*What needs to be done*
Take each line containing the word "matplotlib" and copy it.
** start Available records **
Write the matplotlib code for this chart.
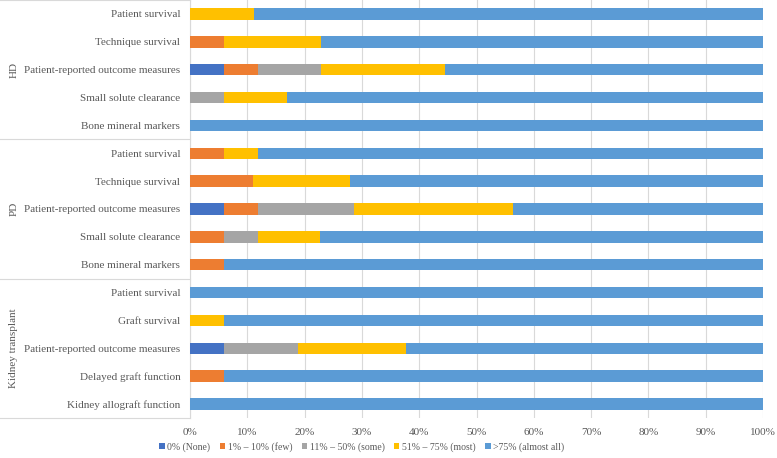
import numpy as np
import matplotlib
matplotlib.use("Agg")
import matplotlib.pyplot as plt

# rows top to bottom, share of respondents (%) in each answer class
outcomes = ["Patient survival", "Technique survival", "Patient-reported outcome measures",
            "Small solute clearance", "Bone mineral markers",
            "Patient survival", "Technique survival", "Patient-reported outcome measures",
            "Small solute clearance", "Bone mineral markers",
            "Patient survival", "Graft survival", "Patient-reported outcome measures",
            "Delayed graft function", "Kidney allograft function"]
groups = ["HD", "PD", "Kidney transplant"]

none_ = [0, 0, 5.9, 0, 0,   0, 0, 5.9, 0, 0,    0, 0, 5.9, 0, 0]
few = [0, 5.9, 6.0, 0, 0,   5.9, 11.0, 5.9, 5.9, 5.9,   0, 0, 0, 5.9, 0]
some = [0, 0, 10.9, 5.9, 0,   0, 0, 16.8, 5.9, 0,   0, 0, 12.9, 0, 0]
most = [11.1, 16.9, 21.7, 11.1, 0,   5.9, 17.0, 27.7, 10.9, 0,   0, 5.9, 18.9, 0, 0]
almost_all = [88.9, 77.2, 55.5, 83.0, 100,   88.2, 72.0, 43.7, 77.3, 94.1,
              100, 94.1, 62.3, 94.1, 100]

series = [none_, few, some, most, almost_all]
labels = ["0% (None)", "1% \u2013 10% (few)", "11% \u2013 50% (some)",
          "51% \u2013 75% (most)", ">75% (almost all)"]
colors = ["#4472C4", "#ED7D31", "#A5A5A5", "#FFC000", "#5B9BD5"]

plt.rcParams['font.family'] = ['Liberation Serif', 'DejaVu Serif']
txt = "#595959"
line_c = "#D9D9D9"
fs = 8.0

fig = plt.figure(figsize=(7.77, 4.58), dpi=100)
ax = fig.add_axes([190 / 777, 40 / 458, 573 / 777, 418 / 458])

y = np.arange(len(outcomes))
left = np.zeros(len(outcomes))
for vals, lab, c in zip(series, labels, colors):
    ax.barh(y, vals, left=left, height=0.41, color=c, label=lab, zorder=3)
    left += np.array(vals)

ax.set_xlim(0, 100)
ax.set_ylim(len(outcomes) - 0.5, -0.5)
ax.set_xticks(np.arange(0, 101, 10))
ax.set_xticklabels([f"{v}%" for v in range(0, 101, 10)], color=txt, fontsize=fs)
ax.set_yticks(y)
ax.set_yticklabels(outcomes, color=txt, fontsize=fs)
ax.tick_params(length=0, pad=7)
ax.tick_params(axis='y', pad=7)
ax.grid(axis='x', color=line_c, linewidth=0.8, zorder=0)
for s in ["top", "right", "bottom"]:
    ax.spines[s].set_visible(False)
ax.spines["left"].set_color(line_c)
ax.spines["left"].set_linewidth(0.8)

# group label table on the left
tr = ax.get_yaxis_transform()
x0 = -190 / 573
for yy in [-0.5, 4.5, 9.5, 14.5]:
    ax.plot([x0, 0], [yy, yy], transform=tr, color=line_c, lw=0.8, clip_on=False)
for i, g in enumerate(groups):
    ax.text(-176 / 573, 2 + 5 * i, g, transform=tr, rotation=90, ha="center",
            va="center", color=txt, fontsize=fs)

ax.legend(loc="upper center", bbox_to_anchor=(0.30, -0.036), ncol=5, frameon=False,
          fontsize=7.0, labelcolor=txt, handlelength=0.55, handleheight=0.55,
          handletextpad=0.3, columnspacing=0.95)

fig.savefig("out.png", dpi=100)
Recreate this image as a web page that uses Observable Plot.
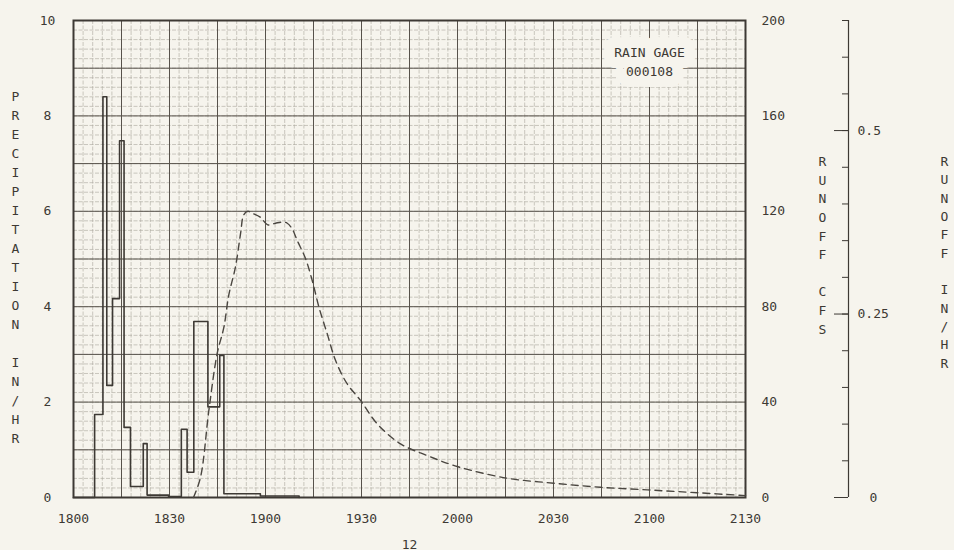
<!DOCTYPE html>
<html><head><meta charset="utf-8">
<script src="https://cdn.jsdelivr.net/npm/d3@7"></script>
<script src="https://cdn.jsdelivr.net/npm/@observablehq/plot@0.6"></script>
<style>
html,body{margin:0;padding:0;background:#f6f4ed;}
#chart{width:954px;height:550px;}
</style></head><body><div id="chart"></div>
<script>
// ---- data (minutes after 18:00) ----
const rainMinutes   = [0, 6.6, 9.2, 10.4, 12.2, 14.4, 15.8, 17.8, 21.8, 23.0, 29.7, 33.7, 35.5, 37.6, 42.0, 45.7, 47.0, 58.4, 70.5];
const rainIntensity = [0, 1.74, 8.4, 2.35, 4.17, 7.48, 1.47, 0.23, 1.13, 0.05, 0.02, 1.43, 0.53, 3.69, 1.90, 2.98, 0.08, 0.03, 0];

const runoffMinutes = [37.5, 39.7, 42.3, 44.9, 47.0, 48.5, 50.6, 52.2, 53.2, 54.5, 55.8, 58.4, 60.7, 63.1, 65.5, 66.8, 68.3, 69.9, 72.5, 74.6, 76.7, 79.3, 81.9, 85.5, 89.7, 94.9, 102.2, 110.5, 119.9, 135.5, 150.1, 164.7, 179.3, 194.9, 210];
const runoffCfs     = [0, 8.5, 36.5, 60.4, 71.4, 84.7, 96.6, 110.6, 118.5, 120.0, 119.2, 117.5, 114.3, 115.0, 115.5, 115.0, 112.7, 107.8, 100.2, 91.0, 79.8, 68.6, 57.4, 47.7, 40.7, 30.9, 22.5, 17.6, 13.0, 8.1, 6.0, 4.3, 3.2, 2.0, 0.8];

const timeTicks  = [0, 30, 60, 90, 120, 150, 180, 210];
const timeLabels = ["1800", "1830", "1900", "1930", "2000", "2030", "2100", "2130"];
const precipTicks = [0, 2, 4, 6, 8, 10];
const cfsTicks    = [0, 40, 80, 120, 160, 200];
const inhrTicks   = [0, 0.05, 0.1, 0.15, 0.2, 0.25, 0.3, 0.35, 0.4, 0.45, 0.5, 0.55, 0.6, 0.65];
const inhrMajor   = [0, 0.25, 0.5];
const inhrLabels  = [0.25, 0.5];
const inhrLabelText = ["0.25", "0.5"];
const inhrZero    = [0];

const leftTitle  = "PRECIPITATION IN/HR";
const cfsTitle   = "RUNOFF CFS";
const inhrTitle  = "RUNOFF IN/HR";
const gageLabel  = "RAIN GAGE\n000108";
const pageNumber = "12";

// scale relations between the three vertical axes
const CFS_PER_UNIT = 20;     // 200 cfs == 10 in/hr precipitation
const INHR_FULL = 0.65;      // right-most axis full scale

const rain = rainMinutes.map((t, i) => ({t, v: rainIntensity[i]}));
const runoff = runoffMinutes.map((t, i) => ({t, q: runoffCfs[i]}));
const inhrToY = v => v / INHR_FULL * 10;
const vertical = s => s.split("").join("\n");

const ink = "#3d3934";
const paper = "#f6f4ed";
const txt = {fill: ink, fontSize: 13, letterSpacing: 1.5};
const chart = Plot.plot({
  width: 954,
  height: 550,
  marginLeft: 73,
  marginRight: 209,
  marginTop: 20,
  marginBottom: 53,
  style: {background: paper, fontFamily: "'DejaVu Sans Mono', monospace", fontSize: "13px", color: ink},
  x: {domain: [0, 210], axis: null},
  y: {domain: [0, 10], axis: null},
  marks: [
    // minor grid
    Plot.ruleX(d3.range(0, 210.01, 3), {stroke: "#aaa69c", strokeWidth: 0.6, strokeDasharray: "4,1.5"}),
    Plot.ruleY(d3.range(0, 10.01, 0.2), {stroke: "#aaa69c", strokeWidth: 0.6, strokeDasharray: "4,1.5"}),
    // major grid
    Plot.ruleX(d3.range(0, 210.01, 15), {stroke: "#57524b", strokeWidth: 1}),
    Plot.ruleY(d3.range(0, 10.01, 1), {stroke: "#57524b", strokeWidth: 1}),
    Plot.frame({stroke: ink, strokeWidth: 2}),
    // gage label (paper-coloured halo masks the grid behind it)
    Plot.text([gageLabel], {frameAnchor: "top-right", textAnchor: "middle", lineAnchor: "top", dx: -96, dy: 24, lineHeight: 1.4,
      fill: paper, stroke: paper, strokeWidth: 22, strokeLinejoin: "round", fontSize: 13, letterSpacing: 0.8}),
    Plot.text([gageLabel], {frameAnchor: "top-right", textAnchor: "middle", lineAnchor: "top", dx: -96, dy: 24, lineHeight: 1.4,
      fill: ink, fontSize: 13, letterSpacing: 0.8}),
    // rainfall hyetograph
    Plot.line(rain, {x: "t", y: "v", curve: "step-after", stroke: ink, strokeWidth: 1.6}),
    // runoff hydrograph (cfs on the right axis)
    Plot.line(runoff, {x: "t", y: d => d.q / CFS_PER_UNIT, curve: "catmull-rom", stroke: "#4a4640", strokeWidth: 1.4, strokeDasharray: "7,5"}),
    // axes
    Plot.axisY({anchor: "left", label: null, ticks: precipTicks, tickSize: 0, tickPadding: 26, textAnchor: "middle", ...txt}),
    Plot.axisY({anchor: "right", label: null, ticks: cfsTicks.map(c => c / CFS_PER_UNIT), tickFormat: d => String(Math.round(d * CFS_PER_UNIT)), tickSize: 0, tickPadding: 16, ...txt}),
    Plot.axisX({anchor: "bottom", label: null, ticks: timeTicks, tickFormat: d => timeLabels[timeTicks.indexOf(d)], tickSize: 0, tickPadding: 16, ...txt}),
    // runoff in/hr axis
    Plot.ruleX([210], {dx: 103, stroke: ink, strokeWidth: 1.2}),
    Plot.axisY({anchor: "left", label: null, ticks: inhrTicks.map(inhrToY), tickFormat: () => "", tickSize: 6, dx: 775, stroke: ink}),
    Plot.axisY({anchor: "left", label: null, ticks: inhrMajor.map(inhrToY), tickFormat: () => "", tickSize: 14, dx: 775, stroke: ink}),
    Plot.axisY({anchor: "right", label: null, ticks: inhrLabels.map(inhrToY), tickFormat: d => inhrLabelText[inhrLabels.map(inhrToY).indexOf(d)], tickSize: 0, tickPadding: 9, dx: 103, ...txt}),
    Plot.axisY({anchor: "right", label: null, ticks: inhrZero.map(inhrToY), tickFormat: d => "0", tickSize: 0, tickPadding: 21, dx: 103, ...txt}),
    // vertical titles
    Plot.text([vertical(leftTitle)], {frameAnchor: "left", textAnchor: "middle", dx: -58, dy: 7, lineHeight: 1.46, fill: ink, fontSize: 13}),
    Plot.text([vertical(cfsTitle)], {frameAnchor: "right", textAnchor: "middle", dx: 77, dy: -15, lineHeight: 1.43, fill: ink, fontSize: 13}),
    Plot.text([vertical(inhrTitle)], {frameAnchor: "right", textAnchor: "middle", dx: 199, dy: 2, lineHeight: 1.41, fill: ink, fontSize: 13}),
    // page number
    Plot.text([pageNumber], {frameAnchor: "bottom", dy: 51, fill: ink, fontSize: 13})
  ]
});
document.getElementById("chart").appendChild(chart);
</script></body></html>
** end Available records **
*Task response*
Write the matplotlib code for this chart.
import matplotlib
matplotlib.use("Agg")
import matplotlib.pyplot as plt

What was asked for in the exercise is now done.